_Short problem_
Only the lines from the line containing "Emit a Python" to the line containing "import seaborn as sns", with both of those lines, are to be repeated exactly. Leave the images out.

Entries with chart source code
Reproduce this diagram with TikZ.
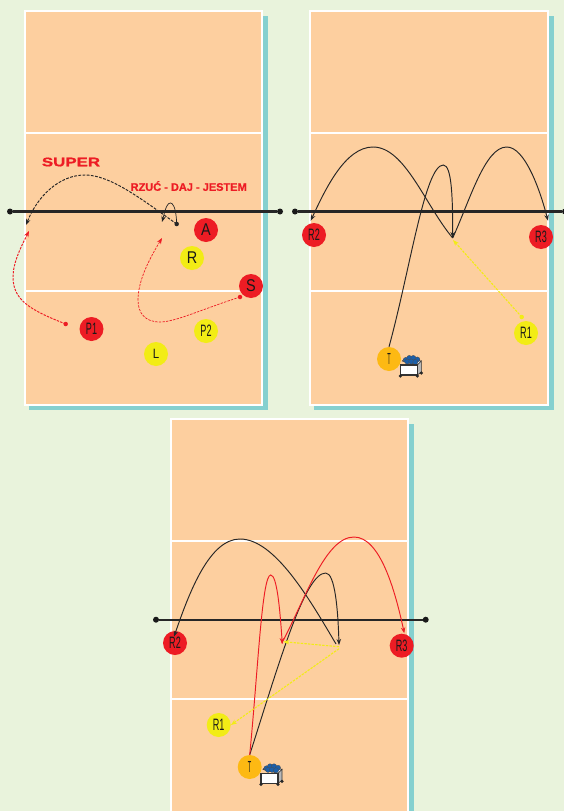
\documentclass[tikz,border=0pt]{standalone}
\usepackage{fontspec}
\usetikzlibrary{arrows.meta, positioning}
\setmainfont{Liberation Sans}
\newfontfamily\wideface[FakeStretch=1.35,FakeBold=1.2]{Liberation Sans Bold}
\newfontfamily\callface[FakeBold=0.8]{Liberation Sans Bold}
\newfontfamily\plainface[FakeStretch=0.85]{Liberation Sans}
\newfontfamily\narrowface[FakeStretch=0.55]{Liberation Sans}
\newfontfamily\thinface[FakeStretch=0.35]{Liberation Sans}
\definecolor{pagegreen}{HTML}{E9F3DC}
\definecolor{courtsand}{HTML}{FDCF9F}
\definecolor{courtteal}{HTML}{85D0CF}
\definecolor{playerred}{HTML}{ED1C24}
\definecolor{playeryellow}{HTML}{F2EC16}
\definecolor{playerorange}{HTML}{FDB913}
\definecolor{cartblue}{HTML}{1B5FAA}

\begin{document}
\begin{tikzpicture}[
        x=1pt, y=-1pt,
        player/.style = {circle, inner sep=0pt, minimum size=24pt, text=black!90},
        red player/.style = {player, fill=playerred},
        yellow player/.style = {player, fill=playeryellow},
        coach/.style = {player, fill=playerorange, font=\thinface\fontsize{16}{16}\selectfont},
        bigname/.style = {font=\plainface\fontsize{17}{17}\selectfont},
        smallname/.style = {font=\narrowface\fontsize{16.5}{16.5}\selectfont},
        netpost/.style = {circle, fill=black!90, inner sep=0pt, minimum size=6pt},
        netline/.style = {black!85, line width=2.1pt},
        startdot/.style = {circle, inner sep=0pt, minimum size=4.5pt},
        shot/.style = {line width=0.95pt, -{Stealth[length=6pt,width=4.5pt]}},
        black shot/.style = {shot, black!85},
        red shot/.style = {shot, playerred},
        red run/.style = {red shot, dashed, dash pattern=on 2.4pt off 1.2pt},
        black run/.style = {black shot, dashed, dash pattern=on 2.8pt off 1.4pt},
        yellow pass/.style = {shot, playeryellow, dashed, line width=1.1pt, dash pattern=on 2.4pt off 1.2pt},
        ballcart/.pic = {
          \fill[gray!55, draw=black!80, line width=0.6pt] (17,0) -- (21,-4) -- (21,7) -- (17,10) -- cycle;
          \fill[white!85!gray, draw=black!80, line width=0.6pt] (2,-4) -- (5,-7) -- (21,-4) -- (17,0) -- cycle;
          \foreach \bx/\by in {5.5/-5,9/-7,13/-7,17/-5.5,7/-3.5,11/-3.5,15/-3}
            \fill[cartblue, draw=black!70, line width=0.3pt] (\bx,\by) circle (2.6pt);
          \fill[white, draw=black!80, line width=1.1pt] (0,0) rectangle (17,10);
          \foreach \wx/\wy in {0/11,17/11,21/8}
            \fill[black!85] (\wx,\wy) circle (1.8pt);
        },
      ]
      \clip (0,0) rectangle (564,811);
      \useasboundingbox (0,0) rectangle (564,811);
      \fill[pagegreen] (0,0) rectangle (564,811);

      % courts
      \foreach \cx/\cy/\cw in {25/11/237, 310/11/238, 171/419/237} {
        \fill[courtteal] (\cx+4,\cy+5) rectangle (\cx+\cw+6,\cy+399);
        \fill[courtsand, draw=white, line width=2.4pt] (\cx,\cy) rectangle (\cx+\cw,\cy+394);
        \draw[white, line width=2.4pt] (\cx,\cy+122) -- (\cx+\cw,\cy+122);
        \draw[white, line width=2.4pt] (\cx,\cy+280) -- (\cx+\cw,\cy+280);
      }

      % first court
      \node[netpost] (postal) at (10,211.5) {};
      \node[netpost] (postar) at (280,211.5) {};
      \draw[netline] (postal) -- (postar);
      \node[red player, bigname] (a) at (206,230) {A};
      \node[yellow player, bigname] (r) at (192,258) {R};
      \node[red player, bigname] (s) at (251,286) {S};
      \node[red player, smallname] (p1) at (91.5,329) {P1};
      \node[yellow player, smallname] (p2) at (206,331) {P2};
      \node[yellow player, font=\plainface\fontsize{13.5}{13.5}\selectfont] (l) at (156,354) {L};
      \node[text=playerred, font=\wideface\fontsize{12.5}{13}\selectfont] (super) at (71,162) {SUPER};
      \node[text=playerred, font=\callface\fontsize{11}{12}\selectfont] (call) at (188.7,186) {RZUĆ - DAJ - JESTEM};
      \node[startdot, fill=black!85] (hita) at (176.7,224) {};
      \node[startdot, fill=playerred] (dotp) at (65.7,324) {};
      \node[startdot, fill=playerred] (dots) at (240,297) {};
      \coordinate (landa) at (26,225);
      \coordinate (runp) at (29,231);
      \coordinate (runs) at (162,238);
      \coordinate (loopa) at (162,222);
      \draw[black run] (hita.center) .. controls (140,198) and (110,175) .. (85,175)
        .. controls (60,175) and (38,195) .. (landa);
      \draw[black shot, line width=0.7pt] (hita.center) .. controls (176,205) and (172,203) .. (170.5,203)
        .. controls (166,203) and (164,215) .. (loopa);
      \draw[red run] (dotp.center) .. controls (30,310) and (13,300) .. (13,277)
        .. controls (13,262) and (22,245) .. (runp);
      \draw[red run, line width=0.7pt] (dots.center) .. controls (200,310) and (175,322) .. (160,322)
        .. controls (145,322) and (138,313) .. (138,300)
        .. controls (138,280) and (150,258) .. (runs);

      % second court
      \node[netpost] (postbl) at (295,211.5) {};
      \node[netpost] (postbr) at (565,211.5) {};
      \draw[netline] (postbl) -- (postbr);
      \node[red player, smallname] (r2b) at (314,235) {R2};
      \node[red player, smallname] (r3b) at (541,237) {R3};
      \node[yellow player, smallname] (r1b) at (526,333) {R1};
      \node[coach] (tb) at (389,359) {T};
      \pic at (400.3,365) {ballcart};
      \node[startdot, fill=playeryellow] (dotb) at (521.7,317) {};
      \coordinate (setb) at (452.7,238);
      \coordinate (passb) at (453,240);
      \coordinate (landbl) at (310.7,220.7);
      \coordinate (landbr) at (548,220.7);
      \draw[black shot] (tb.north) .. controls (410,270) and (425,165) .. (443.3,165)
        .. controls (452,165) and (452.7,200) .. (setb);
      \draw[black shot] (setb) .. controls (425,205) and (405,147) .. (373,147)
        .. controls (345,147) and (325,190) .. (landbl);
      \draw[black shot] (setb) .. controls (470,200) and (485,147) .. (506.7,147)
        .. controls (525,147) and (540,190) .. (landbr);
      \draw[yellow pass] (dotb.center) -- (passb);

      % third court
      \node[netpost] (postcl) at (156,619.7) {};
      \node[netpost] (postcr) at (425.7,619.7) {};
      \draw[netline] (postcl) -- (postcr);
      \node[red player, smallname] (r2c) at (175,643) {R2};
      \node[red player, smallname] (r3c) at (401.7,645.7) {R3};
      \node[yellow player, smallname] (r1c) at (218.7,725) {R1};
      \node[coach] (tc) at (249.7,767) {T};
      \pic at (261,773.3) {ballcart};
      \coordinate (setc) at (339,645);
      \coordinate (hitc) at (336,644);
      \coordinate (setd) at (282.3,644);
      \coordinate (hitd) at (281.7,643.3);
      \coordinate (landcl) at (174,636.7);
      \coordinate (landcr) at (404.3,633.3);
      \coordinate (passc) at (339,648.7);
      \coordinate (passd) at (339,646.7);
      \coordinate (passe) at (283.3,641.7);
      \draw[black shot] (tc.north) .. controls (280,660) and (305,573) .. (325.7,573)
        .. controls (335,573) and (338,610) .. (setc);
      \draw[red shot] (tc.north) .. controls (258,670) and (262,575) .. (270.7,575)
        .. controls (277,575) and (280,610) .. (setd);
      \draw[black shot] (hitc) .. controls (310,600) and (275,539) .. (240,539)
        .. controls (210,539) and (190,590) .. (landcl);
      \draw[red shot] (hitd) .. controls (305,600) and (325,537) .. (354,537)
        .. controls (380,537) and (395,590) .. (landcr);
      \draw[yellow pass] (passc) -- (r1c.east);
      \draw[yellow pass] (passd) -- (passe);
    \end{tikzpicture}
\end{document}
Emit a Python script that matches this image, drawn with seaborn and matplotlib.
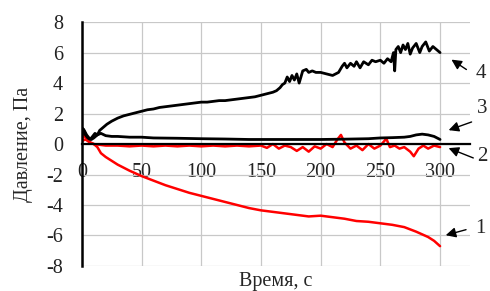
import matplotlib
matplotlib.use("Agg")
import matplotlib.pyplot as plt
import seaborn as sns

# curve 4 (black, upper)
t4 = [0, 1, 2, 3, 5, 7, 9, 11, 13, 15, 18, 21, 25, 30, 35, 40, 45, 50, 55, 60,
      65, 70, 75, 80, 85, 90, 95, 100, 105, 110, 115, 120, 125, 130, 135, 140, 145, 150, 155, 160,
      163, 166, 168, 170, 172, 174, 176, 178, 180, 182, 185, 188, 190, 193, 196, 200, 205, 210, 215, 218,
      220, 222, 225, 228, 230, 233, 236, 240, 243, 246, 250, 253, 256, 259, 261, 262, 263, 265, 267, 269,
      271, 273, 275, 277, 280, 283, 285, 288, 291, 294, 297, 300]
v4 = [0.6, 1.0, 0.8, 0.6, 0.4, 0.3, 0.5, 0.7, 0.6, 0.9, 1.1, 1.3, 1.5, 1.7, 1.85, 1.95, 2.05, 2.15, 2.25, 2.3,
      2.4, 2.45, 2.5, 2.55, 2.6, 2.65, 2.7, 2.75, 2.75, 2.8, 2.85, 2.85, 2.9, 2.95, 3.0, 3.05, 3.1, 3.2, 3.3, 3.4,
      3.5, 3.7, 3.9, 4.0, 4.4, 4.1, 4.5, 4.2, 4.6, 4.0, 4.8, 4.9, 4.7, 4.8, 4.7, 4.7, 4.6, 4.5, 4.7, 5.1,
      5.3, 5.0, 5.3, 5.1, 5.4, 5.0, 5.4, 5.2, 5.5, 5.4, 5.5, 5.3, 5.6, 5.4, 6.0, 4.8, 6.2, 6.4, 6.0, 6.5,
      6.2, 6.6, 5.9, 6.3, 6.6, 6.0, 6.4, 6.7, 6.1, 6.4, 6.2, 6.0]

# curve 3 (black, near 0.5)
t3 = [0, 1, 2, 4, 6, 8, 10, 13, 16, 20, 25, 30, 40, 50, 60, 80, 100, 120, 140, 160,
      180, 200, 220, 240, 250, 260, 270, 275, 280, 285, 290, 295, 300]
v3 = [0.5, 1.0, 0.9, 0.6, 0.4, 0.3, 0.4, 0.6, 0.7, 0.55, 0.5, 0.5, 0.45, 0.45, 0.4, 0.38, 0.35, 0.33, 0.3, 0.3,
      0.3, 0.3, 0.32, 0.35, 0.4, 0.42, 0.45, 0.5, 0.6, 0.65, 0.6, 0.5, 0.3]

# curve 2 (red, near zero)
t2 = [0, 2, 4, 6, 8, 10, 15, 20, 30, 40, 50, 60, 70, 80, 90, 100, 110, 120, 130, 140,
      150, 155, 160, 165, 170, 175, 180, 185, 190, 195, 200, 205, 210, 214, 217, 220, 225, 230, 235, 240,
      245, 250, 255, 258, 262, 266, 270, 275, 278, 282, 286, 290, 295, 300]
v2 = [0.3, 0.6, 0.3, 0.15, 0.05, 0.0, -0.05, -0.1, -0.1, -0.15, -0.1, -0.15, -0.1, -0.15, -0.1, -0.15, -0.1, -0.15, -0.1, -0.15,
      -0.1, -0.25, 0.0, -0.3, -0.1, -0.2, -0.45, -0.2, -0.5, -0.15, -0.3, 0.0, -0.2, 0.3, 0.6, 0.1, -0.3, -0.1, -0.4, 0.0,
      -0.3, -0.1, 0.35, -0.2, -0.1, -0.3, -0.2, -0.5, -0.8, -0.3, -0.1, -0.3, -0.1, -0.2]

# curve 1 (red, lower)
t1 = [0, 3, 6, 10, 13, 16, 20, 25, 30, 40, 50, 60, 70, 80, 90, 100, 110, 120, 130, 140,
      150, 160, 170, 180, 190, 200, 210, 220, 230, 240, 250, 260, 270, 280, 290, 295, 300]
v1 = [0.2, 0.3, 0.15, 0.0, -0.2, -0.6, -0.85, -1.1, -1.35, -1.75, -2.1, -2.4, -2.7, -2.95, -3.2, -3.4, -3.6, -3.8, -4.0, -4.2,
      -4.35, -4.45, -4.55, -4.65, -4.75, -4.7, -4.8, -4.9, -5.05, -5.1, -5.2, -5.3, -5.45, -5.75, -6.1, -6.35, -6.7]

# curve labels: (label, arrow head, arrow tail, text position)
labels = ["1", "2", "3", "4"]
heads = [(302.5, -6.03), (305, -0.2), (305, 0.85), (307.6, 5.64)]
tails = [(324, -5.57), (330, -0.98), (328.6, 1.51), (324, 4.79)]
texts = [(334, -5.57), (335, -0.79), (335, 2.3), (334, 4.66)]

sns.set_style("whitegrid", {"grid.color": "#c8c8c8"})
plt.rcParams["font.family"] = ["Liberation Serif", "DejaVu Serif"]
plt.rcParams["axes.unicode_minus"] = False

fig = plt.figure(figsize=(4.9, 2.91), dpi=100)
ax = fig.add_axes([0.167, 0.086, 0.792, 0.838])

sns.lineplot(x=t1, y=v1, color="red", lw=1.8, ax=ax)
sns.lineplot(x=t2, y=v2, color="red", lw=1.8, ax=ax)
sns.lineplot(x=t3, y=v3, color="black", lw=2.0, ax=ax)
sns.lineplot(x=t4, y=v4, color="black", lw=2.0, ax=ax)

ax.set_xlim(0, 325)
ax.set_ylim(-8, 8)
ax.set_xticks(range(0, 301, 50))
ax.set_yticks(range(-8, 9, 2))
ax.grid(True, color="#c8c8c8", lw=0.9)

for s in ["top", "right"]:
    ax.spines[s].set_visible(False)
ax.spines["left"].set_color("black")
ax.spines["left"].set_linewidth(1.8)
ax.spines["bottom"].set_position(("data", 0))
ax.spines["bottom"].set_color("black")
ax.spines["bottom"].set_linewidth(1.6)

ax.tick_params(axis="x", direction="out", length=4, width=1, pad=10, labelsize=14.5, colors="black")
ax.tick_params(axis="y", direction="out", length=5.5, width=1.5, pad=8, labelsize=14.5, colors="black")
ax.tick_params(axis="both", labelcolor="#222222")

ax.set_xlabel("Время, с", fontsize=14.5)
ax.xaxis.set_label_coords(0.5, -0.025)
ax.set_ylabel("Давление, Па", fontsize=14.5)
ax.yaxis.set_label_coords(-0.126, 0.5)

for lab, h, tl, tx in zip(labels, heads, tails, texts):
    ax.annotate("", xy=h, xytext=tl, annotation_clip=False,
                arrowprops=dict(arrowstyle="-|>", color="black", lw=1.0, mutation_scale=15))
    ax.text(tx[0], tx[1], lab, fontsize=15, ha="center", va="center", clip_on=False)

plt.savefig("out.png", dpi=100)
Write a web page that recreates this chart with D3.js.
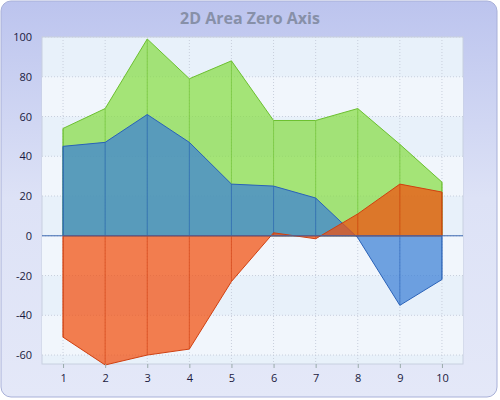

_Solution to the exercise_
Emit a Python script that matches this image, drawn with seaborn and matplotlib.
import matplotlib
matplotlib.use("Agg")
import matplotlib.pyplot as plt
import seaborn as sns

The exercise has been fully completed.